BULK deposit rates—interest on deposits of over Rs 1 crore—have come
crashing down following surplus liquidity in the system. Banks are
offering rates as low as 1% on one week deposits and 5% on one-year
The liquidity overhang is on account of no auction being held in the first six days of the current fiscal year (FY10) even as RBI redeemed Rs 40,000 crore of government paper. Also, liquidity tends to rise in an election year due to increased government spending.
Market observers say the huge liquidity in the system is forcing banks to discourage bulk deposits. Punjab National Bank has lowered its card rate on bulk deposits from 6.5% to 5% and is accepting seven-day deposits at 1%. This is among the lowest rates offered by any bank.

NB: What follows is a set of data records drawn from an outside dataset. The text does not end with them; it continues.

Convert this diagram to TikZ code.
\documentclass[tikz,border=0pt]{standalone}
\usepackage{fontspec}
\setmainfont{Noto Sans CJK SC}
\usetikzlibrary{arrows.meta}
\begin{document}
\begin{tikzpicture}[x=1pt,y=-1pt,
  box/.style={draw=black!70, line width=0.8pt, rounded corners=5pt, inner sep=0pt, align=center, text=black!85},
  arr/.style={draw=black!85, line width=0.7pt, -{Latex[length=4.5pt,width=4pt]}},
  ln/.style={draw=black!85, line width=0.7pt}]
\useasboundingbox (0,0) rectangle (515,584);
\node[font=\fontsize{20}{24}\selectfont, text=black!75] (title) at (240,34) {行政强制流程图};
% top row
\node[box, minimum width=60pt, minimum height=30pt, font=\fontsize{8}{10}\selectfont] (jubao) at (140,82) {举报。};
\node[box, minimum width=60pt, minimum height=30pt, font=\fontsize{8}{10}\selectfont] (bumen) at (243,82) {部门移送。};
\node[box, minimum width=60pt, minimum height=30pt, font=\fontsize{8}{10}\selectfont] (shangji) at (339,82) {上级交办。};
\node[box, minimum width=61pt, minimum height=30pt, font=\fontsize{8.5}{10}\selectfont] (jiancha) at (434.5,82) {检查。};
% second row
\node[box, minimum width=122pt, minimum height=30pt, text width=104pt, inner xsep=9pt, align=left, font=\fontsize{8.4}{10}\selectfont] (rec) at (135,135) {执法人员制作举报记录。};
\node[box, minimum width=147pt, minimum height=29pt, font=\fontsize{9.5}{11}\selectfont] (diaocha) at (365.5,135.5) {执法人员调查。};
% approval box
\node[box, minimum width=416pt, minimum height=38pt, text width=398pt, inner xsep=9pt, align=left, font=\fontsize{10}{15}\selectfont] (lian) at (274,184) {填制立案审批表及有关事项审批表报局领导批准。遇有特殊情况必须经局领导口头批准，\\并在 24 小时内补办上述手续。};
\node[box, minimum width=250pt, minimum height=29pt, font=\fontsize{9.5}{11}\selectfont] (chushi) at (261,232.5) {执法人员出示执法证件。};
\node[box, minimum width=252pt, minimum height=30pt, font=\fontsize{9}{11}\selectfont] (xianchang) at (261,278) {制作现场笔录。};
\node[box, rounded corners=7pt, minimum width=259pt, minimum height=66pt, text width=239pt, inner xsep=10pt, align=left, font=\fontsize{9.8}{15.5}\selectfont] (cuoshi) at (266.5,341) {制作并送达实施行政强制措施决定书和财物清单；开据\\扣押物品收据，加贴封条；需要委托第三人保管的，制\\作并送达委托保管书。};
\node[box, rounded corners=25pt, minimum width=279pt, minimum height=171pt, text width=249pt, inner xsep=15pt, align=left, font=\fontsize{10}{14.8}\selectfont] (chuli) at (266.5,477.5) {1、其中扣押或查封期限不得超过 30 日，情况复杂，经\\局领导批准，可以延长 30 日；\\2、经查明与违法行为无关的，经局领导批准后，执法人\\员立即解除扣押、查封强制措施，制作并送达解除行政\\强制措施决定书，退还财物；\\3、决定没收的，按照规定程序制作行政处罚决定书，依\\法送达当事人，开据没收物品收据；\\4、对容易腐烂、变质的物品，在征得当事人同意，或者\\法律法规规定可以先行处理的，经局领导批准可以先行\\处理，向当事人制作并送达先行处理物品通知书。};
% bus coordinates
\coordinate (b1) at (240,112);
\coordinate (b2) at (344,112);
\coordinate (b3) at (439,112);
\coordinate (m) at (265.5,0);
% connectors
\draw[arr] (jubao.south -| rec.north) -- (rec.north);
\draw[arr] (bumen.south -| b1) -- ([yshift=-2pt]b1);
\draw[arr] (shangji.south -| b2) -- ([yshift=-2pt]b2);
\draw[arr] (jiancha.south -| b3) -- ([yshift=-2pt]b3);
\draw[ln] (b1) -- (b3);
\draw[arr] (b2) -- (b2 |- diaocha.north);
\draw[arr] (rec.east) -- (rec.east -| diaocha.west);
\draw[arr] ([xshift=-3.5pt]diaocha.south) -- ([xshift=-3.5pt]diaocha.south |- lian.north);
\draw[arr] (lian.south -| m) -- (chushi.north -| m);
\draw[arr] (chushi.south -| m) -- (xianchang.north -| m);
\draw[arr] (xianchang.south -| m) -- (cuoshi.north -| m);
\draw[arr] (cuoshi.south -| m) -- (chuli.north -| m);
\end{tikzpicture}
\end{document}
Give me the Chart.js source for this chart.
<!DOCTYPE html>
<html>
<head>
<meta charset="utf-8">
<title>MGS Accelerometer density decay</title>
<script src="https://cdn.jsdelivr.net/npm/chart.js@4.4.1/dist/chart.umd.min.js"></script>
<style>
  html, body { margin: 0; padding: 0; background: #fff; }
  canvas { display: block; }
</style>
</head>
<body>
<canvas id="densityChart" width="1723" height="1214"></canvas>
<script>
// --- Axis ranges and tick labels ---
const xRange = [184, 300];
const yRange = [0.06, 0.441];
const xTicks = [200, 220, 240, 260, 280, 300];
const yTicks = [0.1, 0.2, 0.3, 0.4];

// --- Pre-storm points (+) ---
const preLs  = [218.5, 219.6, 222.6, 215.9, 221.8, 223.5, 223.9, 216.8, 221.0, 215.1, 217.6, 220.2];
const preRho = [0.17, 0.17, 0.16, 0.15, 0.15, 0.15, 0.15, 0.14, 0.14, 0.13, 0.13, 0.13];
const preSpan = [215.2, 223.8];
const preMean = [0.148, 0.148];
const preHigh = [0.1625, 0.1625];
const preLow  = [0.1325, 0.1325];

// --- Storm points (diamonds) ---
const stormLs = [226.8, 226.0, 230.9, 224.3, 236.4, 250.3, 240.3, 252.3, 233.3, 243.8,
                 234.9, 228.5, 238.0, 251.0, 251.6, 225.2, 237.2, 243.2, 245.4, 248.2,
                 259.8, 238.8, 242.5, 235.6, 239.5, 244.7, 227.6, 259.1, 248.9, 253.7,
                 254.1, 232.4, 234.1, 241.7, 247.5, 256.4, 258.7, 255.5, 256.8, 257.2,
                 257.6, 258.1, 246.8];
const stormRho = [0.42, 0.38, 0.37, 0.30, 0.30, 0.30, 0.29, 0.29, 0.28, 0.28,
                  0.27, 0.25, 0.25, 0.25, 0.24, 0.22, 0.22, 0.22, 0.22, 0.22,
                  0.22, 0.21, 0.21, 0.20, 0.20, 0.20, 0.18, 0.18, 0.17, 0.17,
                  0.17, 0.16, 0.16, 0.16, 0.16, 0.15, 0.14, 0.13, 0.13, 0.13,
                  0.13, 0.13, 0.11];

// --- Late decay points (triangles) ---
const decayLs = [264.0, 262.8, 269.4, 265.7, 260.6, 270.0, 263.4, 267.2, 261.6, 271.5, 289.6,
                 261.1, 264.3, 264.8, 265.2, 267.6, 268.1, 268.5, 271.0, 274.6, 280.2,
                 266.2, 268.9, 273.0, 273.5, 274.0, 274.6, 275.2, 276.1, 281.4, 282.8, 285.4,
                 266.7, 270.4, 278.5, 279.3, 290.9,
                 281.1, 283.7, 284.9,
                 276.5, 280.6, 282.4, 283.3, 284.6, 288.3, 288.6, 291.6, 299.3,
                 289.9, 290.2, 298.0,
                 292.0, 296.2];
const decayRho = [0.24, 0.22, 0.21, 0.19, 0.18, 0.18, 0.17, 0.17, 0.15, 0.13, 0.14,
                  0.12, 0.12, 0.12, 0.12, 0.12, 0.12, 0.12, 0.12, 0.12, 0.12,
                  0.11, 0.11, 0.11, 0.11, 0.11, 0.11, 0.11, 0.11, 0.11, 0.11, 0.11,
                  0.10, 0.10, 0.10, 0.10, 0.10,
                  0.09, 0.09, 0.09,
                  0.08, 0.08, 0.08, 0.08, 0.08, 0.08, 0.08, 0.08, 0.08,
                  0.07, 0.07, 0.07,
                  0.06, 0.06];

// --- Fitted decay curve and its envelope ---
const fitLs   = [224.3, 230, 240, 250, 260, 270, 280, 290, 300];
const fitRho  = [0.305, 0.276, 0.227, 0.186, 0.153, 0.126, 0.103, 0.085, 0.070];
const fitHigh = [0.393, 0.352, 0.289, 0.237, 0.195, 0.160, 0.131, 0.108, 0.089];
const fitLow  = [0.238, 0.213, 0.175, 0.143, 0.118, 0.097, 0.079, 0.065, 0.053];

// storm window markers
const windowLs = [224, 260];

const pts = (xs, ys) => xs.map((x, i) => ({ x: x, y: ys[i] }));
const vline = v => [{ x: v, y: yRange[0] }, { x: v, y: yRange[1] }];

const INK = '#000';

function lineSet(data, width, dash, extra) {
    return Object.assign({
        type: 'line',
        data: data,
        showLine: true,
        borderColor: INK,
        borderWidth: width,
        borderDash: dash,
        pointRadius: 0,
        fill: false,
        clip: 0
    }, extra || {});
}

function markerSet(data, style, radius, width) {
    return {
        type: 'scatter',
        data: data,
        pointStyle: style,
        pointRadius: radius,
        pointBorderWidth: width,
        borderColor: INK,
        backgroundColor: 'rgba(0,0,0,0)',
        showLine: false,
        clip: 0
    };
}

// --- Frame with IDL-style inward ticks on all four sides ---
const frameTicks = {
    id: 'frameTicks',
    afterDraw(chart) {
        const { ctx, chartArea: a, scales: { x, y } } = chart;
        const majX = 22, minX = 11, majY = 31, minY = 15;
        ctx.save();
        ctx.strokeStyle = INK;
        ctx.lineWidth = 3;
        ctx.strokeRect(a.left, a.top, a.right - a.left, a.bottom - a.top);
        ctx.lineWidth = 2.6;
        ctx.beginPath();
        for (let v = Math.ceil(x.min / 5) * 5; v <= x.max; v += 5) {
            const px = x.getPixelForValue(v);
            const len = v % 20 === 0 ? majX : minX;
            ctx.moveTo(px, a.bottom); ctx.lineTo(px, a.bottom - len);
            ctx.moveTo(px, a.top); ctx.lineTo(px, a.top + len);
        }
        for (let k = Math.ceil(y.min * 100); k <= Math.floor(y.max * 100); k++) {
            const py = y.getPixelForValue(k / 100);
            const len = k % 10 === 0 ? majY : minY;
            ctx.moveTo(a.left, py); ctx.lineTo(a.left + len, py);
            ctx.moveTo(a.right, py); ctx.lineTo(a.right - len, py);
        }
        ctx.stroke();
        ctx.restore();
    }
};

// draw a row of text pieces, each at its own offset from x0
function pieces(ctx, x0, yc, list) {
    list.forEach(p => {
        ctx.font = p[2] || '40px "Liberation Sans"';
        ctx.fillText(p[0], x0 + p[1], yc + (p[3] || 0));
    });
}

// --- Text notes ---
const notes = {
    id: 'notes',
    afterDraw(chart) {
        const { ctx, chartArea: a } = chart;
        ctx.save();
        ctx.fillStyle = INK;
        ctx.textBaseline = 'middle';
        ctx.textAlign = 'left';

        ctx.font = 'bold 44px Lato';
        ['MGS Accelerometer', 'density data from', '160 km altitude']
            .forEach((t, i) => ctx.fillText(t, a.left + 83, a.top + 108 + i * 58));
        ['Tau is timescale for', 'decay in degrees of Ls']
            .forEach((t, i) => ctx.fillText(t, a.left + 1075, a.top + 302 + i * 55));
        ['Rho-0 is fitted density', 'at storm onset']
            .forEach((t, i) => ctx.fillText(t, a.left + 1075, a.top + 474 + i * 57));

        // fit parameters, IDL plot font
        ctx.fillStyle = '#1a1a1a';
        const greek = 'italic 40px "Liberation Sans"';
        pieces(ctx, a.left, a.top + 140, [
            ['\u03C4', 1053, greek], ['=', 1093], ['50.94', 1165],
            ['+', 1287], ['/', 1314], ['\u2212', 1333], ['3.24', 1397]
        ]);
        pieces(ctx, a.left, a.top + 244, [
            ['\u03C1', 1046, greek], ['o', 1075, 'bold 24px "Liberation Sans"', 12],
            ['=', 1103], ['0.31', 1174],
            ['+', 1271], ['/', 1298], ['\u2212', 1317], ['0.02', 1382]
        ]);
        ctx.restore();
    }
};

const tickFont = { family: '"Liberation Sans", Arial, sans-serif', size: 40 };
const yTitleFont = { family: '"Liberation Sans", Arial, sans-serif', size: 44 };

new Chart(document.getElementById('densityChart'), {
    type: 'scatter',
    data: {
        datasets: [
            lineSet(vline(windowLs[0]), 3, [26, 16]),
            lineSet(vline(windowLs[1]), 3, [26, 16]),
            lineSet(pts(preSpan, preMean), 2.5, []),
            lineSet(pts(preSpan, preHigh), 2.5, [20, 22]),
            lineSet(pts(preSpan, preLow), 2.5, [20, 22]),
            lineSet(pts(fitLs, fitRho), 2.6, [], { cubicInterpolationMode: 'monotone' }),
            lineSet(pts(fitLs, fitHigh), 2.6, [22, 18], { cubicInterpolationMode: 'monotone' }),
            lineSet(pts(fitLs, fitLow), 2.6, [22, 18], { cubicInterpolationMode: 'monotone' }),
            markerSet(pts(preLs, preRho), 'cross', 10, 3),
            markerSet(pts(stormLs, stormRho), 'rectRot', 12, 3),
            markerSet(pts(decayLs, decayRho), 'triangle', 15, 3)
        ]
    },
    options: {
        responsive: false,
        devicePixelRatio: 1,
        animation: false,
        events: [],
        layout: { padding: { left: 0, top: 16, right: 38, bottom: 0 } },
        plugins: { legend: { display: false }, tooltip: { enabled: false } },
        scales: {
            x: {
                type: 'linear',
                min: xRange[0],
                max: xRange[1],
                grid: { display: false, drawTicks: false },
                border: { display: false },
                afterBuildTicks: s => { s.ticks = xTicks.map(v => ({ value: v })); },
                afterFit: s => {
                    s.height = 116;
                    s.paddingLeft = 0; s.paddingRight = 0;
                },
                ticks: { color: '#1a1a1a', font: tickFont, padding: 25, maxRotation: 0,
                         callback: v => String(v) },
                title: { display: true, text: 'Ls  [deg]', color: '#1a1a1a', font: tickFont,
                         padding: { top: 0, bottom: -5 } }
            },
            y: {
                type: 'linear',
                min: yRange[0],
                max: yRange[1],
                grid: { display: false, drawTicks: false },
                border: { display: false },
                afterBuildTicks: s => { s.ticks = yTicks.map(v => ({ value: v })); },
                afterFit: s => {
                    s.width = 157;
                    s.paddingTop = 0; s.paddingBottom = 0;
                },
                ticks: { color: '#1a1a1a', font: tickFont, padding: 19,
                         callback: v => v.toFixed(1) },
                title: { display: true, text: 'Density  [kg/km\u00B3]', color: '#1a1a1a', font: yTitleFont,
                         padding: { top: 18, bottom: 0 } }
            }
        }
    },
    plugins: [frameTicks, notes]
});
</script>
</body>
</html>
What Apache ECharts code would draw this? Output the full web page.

In the beginning of this year, the Indian Banks’ Association had fixed a uniform rate of 7.5% on bulk deposits for public sector banks. However, with rising liquidity in the system, many banks were offering lower rates of 6.5-7%. A mid-sized south-based bank mobilised Rs 1,000 crore by offering 3% for one week. The depositor agreed on such low rates partly because the interest that would accrue by parking the money in the current account would be much lower. Also, the minimum tenure for a fixed deposit is only seven days.
Treasury heads say interest rates on bulk deposits had marginally increased to 8% in the last week of March due to pressure on banks to meet their deposit targets. However, rates have eased thereafter.
Market observers say despite Rs 18,000 crore expected to be sucked out of the system this week by sale of dated g-secs and treasury bills by RBI, buyback of government paper and the fact that banks are usually not aggressive in lending in the first week of a new fiscal will ensure liquidity remains high.